Light Through the Rubble
When the earthquake struck southern Turkey in February 2023, thousands found themselves trapped beneath collapsed apartment buildings. In the pitch darkness under tons of concrete, survivors did the only thing they could — they cried out.
Rescue teams reported the same pattern again and again. Survivors tapped on pipes, shouted until their voices gave out, then fell silent — not from giving up, but from sheer exhaustion. Some clutched phones with dead batteries, their last messages reading simply: "I'm here. Please come."
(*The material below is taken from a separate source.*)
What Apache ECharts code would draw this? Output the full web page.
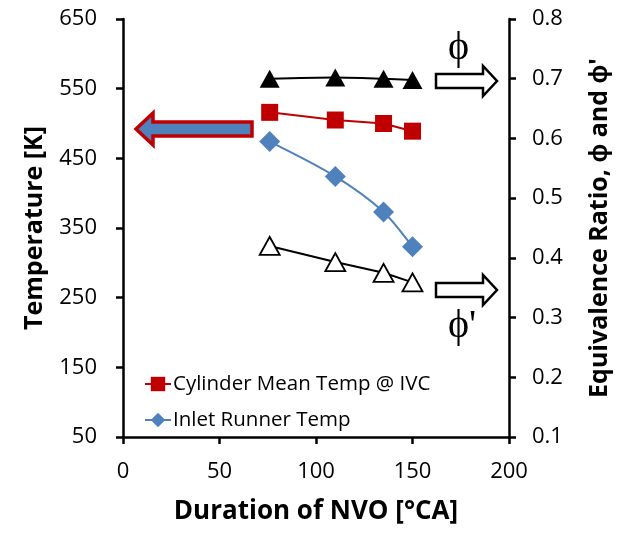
<!DOCTYPE html>
<html><head><meta charset="utf-8">
<script src="https://cdn.jsdelivr.net/npm/echarts@6/dist/echarts.min.js"></script>
<style>html,body{margin:0;padding:0;background:#fff}#c{width:624px;height:538px}</style>
</head><body><div id="c"></div>
<script>
const nvo = [76, 110, 135, 150];
const cylTemp = [516, 505, 500, 489];
const inletTemp = [474, 424, 373, 323];
const phi = [0.700, 0.702, 0.700, 0.698];
const phiPrime = [0.420, 0.393, 0.375, 0.359];
const xTicks = [0, 50, 100, 150, 200];
const leftTicks = [50, 150, 250, 350, 450, 550, 650];
const rightTicks = [0.1, 0.2, 0.3, 0.4, 0.5, 0.6, 0.7, 0.8];

const pair = (xs, ys) => xs.map((x, i) => [x, ys[i]]);
const font = 'Open Sans, Liberation Sans, sans-serif';
const chart = echarts.init(document.getElementById('c'), null, {renderer: 'canvas'});

const axisLine = {show: true, onZero: false, lineStyle: {color: '#000', width: 2.5}};
const axisTick = {show: true, inside: false, length: 7, lineStyle: {color: '#000', width: 2.5}};

function arrowRight(x0, x1, xh, yc, sh, hh) {
  return [[x0, yc - sh / 2], [xh, yc - sh / 2], [xh, yc - hh / 2], [x1, yc], [xh, yc + hh / 2], [xh, yc + sh / 2], [x0, yc + sh / 2]];
}

chart.setOption({
  animation: false,
  backgroundColor: '#fff',
  grid: {left: 123, right: 115, top: 19, bottom: 101},
  xAxis: {
    type: 'value', min: xTicks[0], max: xTicks[xTicks.length - 1], interval: 50,
    axisLine, axisTick, splitLine: {show: false},
    axisLabel: {color: '#000', fontSize: 22, fontFamily: font, margin: 24},
    name: 'Duration of NVO [°CA]', nameLocation: 'middle', nameGap: 62,
    nameTextStyle: {color: '#000', fontSize: 26, fontWeight: 'bold', fontFamily: font}
  },
  yAxis: [{
    type: 'value', min: leftTicks[0], max: leftTicks[leftTicks.length - 1], interval: 100,
    axisLine, axisTick, splitLine: {show: false},
    axisLabel: {color: '#000', fontSize: 22, fontFamily: font, margin: 26},
    name: 'Temperature [K]', nameLocation: 'middle', nameGap: 76, nameRotate: 90,
    nameTextStyle: {color: '#000', fontSize: 25, fontWeight: 'bold', fontFamily: font}
  }, {
    type: 'value', position: 'right', min: rightTicks[0], max: rightTicks[rightTicks.length - 1], interval: 0.1,
    axisLine, axisTick, splitLine: {show: false},
    axisLabel: {color: '#000', fontSize: 22, fontFamily: font, margin: 23, formatter: v => v.toFixed(1)},
    name: "Equivalence Ratio, ϕ and ϕ'", nameLocation: 'middle', nameGap: 78, nameRotate: 90,
    nameTextStyle: {color: '#000', fontSize: 25, fontWeight: 'bold', fontFamily: font}
  }],
  legend: {
    show: true, orient: 'vertical', left: 139, top: 368, itemGap: 14,
    itemWidth: 26, itemHeight: 18,
    data: ['Cylinder Mean Temp @ IVC', 'Inlet Runner Temp'],
    textStyle: {color: '#000', fontSize: 20.5, lineHeight: 22, fontFamily: font, padding: [0, 0, 0, -3]}
  },
  series: [{
    name: 'Cylinder Mean Temp @ IVC', type: 'line', yAxisIndex: 0,
    data: pair(nvo, cylTemp), symbol: 'rect', symbolSize: 17,
    itemStyle: {color: '#C00000'}, lineStyle: {color: '#C00000', width: 2}, z: 3
  }, {
    name: 'Inlet Runner Temp', type: 'line', yAxisIndex: 0,
    data: pair(nvo, inletTemp), symbol: 'diamond', symbolSize: [21, 21], smooth: 0.3,
    itemStyle: {color: '#4F81BD'}, lineStyle: {color: '#4F81BD', width: 2}, z: 3
  }, {
    name: 'phi', type: 'line', yAxisIndex: 1,
    data: pair(nvo, phi), symbol: 'triangle', symbolSize: [20, 18], smooth: 0.3,
    itemStyle: {color: '#000'}, lineStyle: {color: '#000', width: 2}, z: 3
  }, {
    name: "phi'", type: 'line', yAxisIndex: 1,
    data: pair(nvo, phiPrime), symbol: 'triangle', symbolSize: [20, 18],
    itemStyle: {color: '#fff', borderColor: '#000', borderWidth: 1.8}, lineStyle: {color: '#000', width: 2}, z: 3
  }],
  graphic: [
    {type: 'polygon', shape: {points: arrowRight(252, 136, 153, 129, 14, 32)},
     style: {fill: '#4F81BD', stroke: '#C00000', lineWidth: 3.5}, z: 10},
    {type: 'polygon', shape: {points: arrowRight(436, 497, 483, 81, 14, 30)},
     style: {fill: '#fff', stroke: '#000', lineWidth: 2.5}, z: 10},
    {type: 'polygon', shape: {points: arrowRight(436, 497, 483, 290, 14, 30)},
     style: {fill: '#fff', stroke: '#000', lineWidth: 2.5}, z: 10},
    {type: 'text', left: 448, top: 28,
     style: {text: 'ϕ', fontSize: 40, fontFamily: 'Liberation Serif, DejaVu Serif, serif', fill: '#000'}, z: 10},
    {type: 'text', left: 448, top: 306,
     style: {text: "ϕ'", fontSize: 40, fontFamily: 'Liberation Serif, DejaVu Serif, serif', fill: '#000'}, z: 10}
  ]
});
</script></body></html>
Then the moment would arrive. A crack of light through the rubble. A face appearing above — dust-covered, headlamp blazing — eyes filled with fierce compassion. Survivors described that instant as the most overwhelming of their lives. Not the rescue itself, but the face. Someone had come.
That is the cry of Psalm 80. Israel is buried beneath the weight of exile and sorrow, choking on what the psalmist calls "the bread of tears." Three times the refrain rises like a voice from the rubble: "Restore us, O God; make Your face shine on us, that we may be saved."
The psalm doesn't end with a theological argument. It ends with a plea both desperate and beautiful: Turn back to us. Let Your hand rest upon us. Revive us. We are still here.
And the good news of the gospel is this: He came. In Christ, the face of God broke through the rubble of our ruin — shining not with a headlamp, but with resurrection light.